Siri Varadan is a senior consultant at Nexant Inc., where he heads the transmission and distribution services business area, presently addressing transmission planning needs for Pacific Gas & Electric Co., as well as demand-side management investigations for the California Energy Commission. He has conducted LMP studies on the CAISO grid using SCOPE™, and is an expert in EMS/SCADA applications. Dr. Varadan is a senior member of the IEEE and a registered professional engineer.
How LMP Works
Perhaps the best way to illustrate the concept of locational marginal pricing (LMP) is with a simple two-node power system example (see page 72).
A line flow constraint of 500 MW is imposed on the transmission line between Node 1 and Node 2. With an incremental increase of load at Node #2, generator C sets the price, as no additional power is available for import from generator A, due to the line constraint.

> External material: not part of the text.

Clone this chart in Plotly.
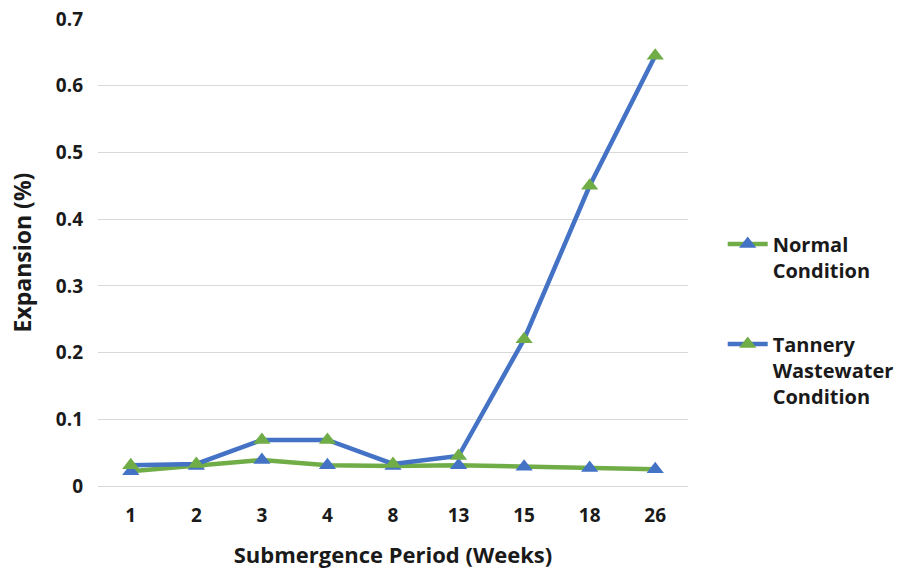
import plotly.graph_objects as go

weeks = ["1", "2", "3", "4", "8", "13", "15", "18", "26"]
normal = [0.022, 0.030, 0.039, 0.031, 0.030, 0.031, 0.029, 0.027, 0.025]
tannery = [0.031, 0.033, 0.069, 0.069, 0.033, 0.045, 0.220, 0.450, 0.645]

GREEN = "#70AD47"
BLUE = "#4472C4"
FONT = "Open Sans"
TEXT = "#1a1a1a"

fig = go.Figure()
fig.add_trace(go.Scatter(
    x=weeks, y=normal, mode="lines+markers", name="Normal<br>Condition",
    legendgroup="normal",
    line=dict(color=GREEN, width=4.5),
    marker=dict(symbol="triangle-up", size=15, color=BLUE),
))
fig.add_trace(go.Scatter(
    x=weeks, y=tannery, mode="lines+markers", name="Tannery<br>Wastewater<br>Condition",
    legendgroup="tannery",
    line=dict(color=BLUE, width=4.5),
    marker=dict(symbol="triangle-up", size=15, color=GREEN),
))

fig.update_layout(
    width=900, height=573,
    margin=dict(l=98, r=212, t=19, b=87, autoexpand=False),
    paper_bgcolor="white", plot_bgcolor="white",
    font=dict(family=FONT, size=19, color=TEXT, weight="bold"),
    xaxis=dict(
        type="category", automargin=False, range=[-0.5, 8.5],
        title=dict(text="Submergence Period (Weeks)",
                   font=dict(size=22, weight="bold"), standoff=20),
        tickfont=dict(size=19, weight="bold"),
        showgrid=False, showline=True, linecolor="#D9D9D9", linewidth=1,
        ticks="", ticklabelstandoff=12,
    ),
    yaxis=dict(
        range=[0, 0.7], dtick=0.1, automargin=False,
        title=dict(text="Expansion (%)", font=dict(size=23, weight="bold"), standoff=17),
        tickfont=dict(size=19, weight="bold"),
        showgrid=True, gridcolor="#D9D9D9", gridwidth=1,
        zeroline=False, showline=False, ticks="", ticklabelstandoff=14,
    ),
    legend=dict(
        xref="container", x=0.803, y=0.56, xanchor="left", yanchor="top", valign="top",
        font=dict(size=20, weight="bold"), tracegroupgap=45, itemwidth=40,
        bgcolor="rgba(0,0,0,0)",
    ),
)

fig.write_html("out.html")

This results in a LMP of 5 cents/MWh at Node 1. Generator A may support an incremental increase of load at Node 1, resulting in an LMP of 4 cents/MWh at Node 1. The figure also shows the payments made by loads ($69.50) and the payments to generators ($64.50), illustrating a non-zero sum game. The difference in monies (congestion fee) received and paid remains with the ISO/RTO and is to be distributed to the transmission owners or to transmission rights holders.
For the same example, without congestion (no constraint on line flow between nodes), economic dispatch would prevail with Generator A supplying the incremental load at both nodes at a LMP of 4 cents/MWh. In this case, loads pay $62 and the generators receive $62, illustrating a zero sum game for that hour of operation.